Calculate The Ph Of 3.2

Use this interactive calculator to find pH or pOH from a concentration such as 3.2 M. By default, the tool assumes 3.2 is the hydrogen ion concentration, [H+].

Formula used: pH = -log10[H+] and pOH = -log10[OH-]. At 25°C, pH + pOH = 14.

How to calculate the pH of 3.2

When someone asks how to calculate the pH of 3.2, the first thing to clarify is what the number 3.2 represents. In chemistry, pH is not usually calculated from a plain number by itself. Instead, pH is calculated from the hydrogen ion concentration, written as [H+], or from the hydroxide ion concentration, written as [OH-]. If the statement means [H+] = 3.2 mol/L, then the calculation is straightforward: apply the logarithmic pH formula.

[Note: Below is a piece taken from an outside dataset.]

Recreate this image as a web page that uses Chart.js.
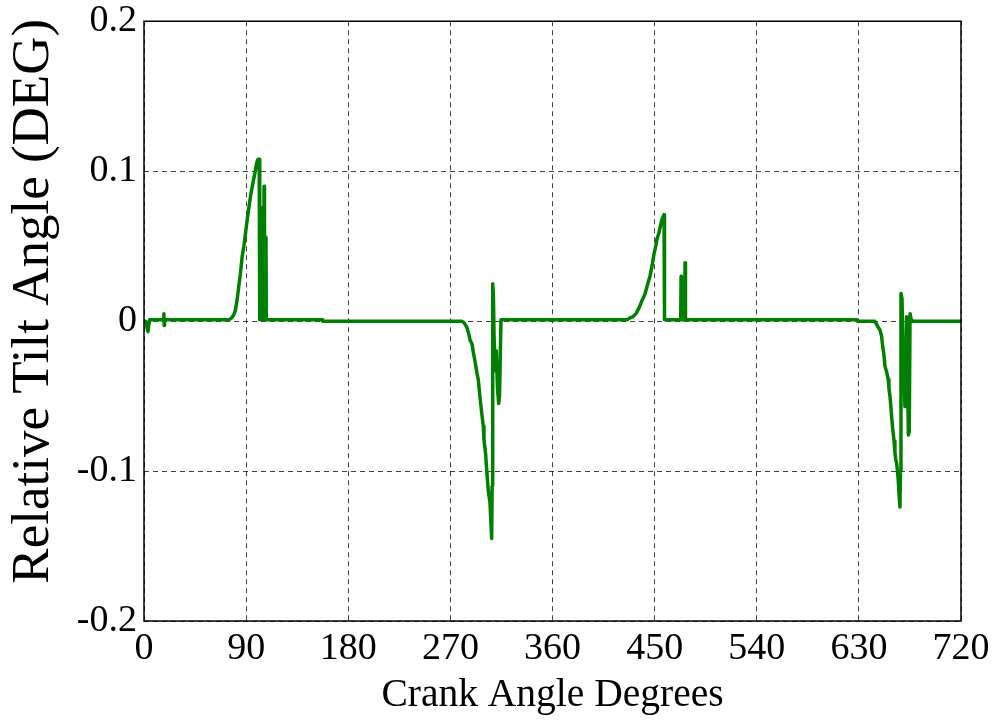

The standard relationship is:

1. pH = -log10[H+]
2. If hydroxide is given, first use pOH = -log10[OH-]
3. At 25°C, convert with pH + pOH = 14

So if the concentration is 3.2 M hydrogen ions, the math becomes:

pH = -log10(3.2) = -0.5051

Final answer under the common interpretation: if [H+] = 3.2 M, then pH ≈ -0.51.

Why the pH can be negative

Many students are first taught that the pH scale runs from 0 to 14, but that range is most useful for dilute aqueous solutions under standard classroom conditions. In more concentrated systems, pH values can fall below 0 or rise above 14. That happens because pH is logarithmic. Whenever [H+] is greater than 1 mol/L, the base-10 logarithm is positive, and the negative sign in front makes the pH negative.

For example:

• If [H+] = 1.0 M, then pH = 0
• If [H+] = 3.2 M, then pH ≈ -0.51
• If [H+] = 10 M, then pH = -1

This is not a mathematical error. It is a natural consequence of the definition of pH. In advanced chemistry, activity rather than raw concentration may be used for high ionic strength solutions, but for general educational calculations the concentration-based formula is the expected method.

Step-by-step solution for 3.2

Here is the full process if you are given a hydrogen ion concentration of 3.2 mol/L:

1. Write the formula: pH = -log10[H+]
2. Substitute the value: pH = -log10(3.2)
3. Use a calculator to evaluate the logarithm: log10(3.2) ≈ 0.5051
4. Apply the negative sign: pH ≈ -0.5051
5. Round appropriately: pH ≈ -0.51

If you are working a homework problem, your teacher may ask for two decimal places, which gives -0.51. If the number 3.2 has two significant figures, a pH value reported to two decimal places is a common classroom presentation.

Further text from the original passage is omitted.